A Gazprom platform set off? Thursday from a Murmansk port, launching an Arctic oil exploration effort whose success will be vital to sustaining Russia's long-term status as the world's top oil producer.
Russia's first ice-resistant offshore production platform, a vessel of 117,000 deadweight tons, is due to arrive at its designated location in the Pechora Sea within 10 days and start drilling in the Prirazlomnoye field.
Russia's gas export monopoly has been mulling the Arctic project for years and has postponed its launch several times. Earlier this week, the platform's builder, Sevmash, announced the latest target date for the start of production.

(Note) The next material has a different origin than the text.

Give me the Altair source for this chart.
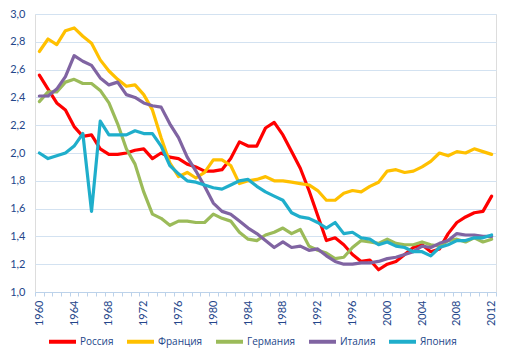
import altair as alt
import pandas as pd

years = list(range(1960, 2013))

russia = [2.56, 2.46, 2.36, 2.31, 2.19, 2.12, 2.13, 2.03, 1.99, 1.99,
          2.00, 2.02, 2.03, 1.96, 2.00, 1.97, 1.96, 1.92, 1.90, 1.87,
          1.87, 1.88, 1.96, 2.08, 2.05, 2.05, 2.18, 2.22, 2.13, 2.01,
          1.89, 1.73, 1.55, 1.37, 1.39, 1.34, 1.27, 1.22, 1.23, 1.16,
          1.20, 1.22, 1.27, 1.32, 1.34, 1.29, 1.31, 1.42, 1.50, 1.54,
          1.57, 1.58, 1.69]
france = [2.73, 2.82, 2.78, 2.88, 2.90, 2.84, 2.79, 2.67, 2.59, 2.53,
          2.48, 2.49, 2.42, 2.31, 2.11, 1.93, 1.83, 1.86, 1.82, 1.86,
          1.95, 1.95, 1.91, 1.78, 1.80, 1.81, 1.83, 1.80, 1.80, 1.79,
          1.78, 1.77, 1.73, 1.66, 1.66, 1.71, 1.73, 1.72, 1.76, 1.79,
          1.87, 1.88, 1.86, 1.87, 1.90, 1.94, 2.00, 1.98, 2.01, 2.00,
          2.03, 2.01, 1.99]
germany = [2.37, 2.44, 2.44, 2.51, 2.53, 2.50, 2.50, 2.45, 2.36, 2.21,
           2.03, 1.92, 1.72, 1.56, 1.53, 1.48, 1.51, 1.51, 1.50, 1.50,
           1.56, 1.53, 1.51, 1.43, 1.38, 1.37, 1.41, 1.43, 1.46, 1.42,
           1.45, 1.33, 1.30, 1.28, 1.24, 1.25, 1.32, 1.37, 1.36, 1.35,
           1.38, 1.35, 1.34, 1.34, 1.36, 1.34, 1.33, 1.37, 1.38, 1.36,
           1.39, 1.36, 1.38]
italy = [2.41, 2.41, 2.46, 2.55, 2.70, 2.66, 2.63, 2.54, 2.49, 2.51,
         2.42, 2.40, 2.36, 2.34, 2.33, 2.21, 2.11, 1.97, 1.87, 1.76,
         1.64, 1.58, 1.56, 1.51, 1.46, 1.42, 1.37, 1.32, 1.36, 1.32,
         1.33, 1.30, 1.31, 1.26, 1.22, 1.20, 1.20, 1.21, 1.21, 1.22,
         1.24, 1.25, 1.27, 1.29, 1.33, 1.32, 1.35, 1.37, 1.42, 1.41,
         1.41, 1.40, 1.40]
japan = [2.00, 1.96, 1.98, 2.00, 2.05, 2.14, 1.58, 2.23, 2.13, 2.13,
         2.13, 2.16, 2.14, 2.14, 2.05, 1.91, 1.85, 1.80, 1.79, 1.77,
         1.75, 1.74, 1.77, 1.80, 1.81, 1.76, 1.72, 1.69, 1.66, 1.57,
         1.54, 1.53, 1.50, 1.46, 1.50, 1.42, 1.43, 1.39, 1.38, 1.34,
         1.36, 1.33, 1.32, 1.29, 1.29, 1.26, 1.32, 1.34, 1.37, 1.37,
         1.39, 1.39, 1.41]

series_names = ["Россия", "Франция", "Германия", "Италия", "Япония"]
series_values = [russia, france, germany, italy, japan]
series_colors = ["#FF0000", "#FFC000", "#9BBB59", "#8064A2", "#1FAECB"]
y_ticks = [1.0, 1.2, 1.4, 1.6, 1.8, 2.0, 2.2, 2.4, 2.6, 2.8, 3.0]

rows = []
for order, (name, vals) in enumerate(zip(series_names, series_values)):
    for yr, v in zip(years, vals):
        rows.append({"year": yr, "value": v, "country": name, "order": order})
df = pd.DataFrame(rows)

text_color = "#24468A"
font = "Lato"
legend_font = "Open Sans"

chart = alt.Chart(df).mark_line(strokeWidth=3.2, strokeJoin="round", strokeCap="round").encode(
    x=alt.X("year:O",
            scale=alt.Scale(type="band", paddingInner=0, paddingOuter=0),
            axis=alt.Axis(title=None, tickBand="extent", labelAngle=-90,
                          labelExpr="datum.value % 4 == 0 ? datum.label : ''",
                          labelOverlap=False, labelFontSize=11, labelFont=font,
                          labelColor=text_color, labelPadding=4,
                          domainColor="#BCD2EA", tickColor="#BCD2EA", tickSize=4,
                          grid=False)),
    y=alt.Y("value:Q",
            scale=alt.Scale(domain=[1.0, 3.0], nice=False, zero=False),
            axis=alt.Axis(title=None, values=y_ticks,
                          labelExpr="replace(format(datum.value, '.1f'), '.', ',')",
                          labelFontSize=11, labelFont=font, labelColor=text_color,
                          labelPadding=10, ticks=False, domain=False,
                          gridColor="#D3E2F1", gridWidth=1)),
    color=alt.Color("country:N",
                    scale=alt.Scale(domain=series_names, range=series_colors),
                    legend=alt.Legend(title=None, orient="none", direction="horizontal",
                                      legendX=12, legendY=312,
                                      symbolType="stroke", symbolSize=729,
                                      symbolStrokeWidth=4, labelFontSize=10,
                                      labelFont=legend_font, labelColor=text_color,
                                      labelOffset=2, columnPadding=5)),
    order=alt.Order("order:Q"),
    detail="country:N",
).properties(
    width=461, height=278,
    autosize=alt.AutoSizeParams(type="none"),
    padding={"left": 27, "top": 6, "right": 5, "bottom": 60},
).configure_view(stroke=None).configure(background="white")

chart.save("out.html", embed_options={"renderer": "svg", "actions": False})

Gazprom plans to start production there in the first quarter of 2012, a spokesman said. That puts it ahead of Russia's largest oil firm, Rosneft, whose deal to explore for oil with BP in the Kara Sea collapsed earlier this year.
It seeks peak production at Prirazlomnoye, with estimated reserves of 526 million barrels, or 120,000 barrels per day within several years. Media reports have put total investments at about $4 billion.
Oil will be extracted from the deposit some 60 kilometers offshore, where winter temperatures often plunge below minus 50 degrees Celsius, and then pumped to tankers.
The focus of oil and gas companies has shifted to the Arctic after several huge discoveries, including finds by Norway's Statoil in the Norwegian waters of the Barents Sea.
Moscow and Oslo recently settled a 40-year-old maritime border dispute, opening the way for further exploration in the area.
Russia, which has granted an offshore duopoly to Gazprom and Rosneft, wants to sustain oil production above 10 million barrels per day over the next decade by tapping new fields in remote Eastern Siberia and the Arctic.
According to the Natural Resources Ministry, Russia's total offshore hydrocarbon resources are estimated at more than 100 billion tons of oil equivalent.
Prime Minister Vladimir Putin has said the country will need to invest more than $300 billion to keep pumping oil at current levels through 2020. The Energy Ministry has warned that output could fall 20 percent without significant upstream efforts.
Gazprom, whose wholly controlled subsidiary, Gazprom Neft Shelf, formerly known as Sevmorneftegaz, owns the license for Prirazlomnoye, initially indicated that it could develop the field jointly with foreign partners, but has since said it would do it alone.
The Russian gas giant is also involved in the Shtokman gas project in the Barents Sea, where natural gas is expected to start flowing in 2016. Gazprom is partnering with Total of France and Statoil on Shtokman.